Dar consciência e autonomia a esta mulher, que uma vez fragilizada não consegue sair do ciclo da violência instalada, muitas vezes “naturalizada”  por ela própria num ciclo nocivo e vicioso. Dar consciência no sentido dela buscar na Família uma base de referência em que ela possa de fortalecer para lidar com a situação, uma vez que o maior desafio que este problema ocorre, majoritariamente, nas relações de proximidade, íntimas, afetivas, intrafamiliar. Dar autonomia é fazer com que ela, primeiramente, rompa o silêncio, confie nas instituições e denuncie, trate sua co-dependência emocional do agressor e se emancipe com autonomia financeira, necessário em muitos casos.

Nas periferias, cultura de paz, é uma utopia? ou existem meios efetivos de alcança-lá?

Existem meios sim; o trabalho é de longo prazo sem dúvida e os orçamentos devem refletir estas práticas! Para de fazer a Paz precisa de muito dinheiro e investimento público! Precisa priorizar as políticas públicas para os ambientes onde cruzam as vulnerabilidades sociais e criminais! Georeferencia o problema e atua de forma conjunta com a comunidade numa prática de redes colaborativas, cooperativas tendo a participação social como método de  gestão e o diálogo social como mecanismo permanente de controle social.

Como vê o desafio de estar à frente de uma pasta de Direito Humanos, tão desrespeitados e mal interpretados pela nossa sociedade?

Os Direito Humanos envolvem todo o artigo 5° da CF com seus 78 incisos e 2 parágrafos e o seu pressuposto fundamental é preservar a vida e a dignidade humana de qualquer pessoa, independentemente da sua condição social, de gênero, etnia ou vulnerabilidade!

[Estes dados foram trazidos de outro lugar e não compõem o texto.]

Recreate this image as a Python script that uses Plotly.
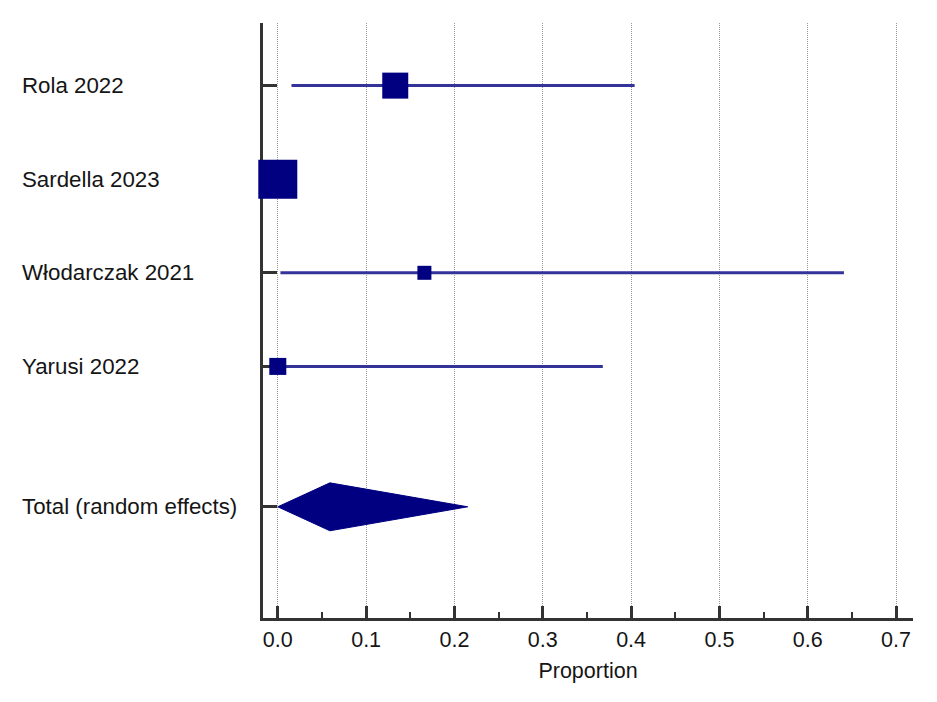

O maior desafio hoje é precarização da pauta e dos serviços a ela relacionados seja aquele voltado à Pessoa Idoso, à Pessoa com Deficiência, à Mulher, à Criança, ao Adolescente, à Juventude, do Refugiado, do Imigrante, do Apátrida, da Pessoa em Situação de Rua, da Pessoa LGBTT, à Intolerância Religiosa, à Iguadade Racial, às Pessoas Presas e seus familiares com baixíssimos investimentos, nos últimos anos em função da crise fiscal do Estado brasileiro; e para agravar recentemente, diante da crise política que estamos vivendo, a conquista dos direitos sociais e humanos estão sob risco por estarmos num ambiente de extrema recessão e alta fragilidade institucional; esta conjuntura revela que, após quase 30 anos da nossa Constituição Cidadã, lamentavelmente, não consolidamos o Estado Democrático Brasileiro!

Sigamos firmes e fortes com coragem para mudar! “Não vamos desistir do Brasil!”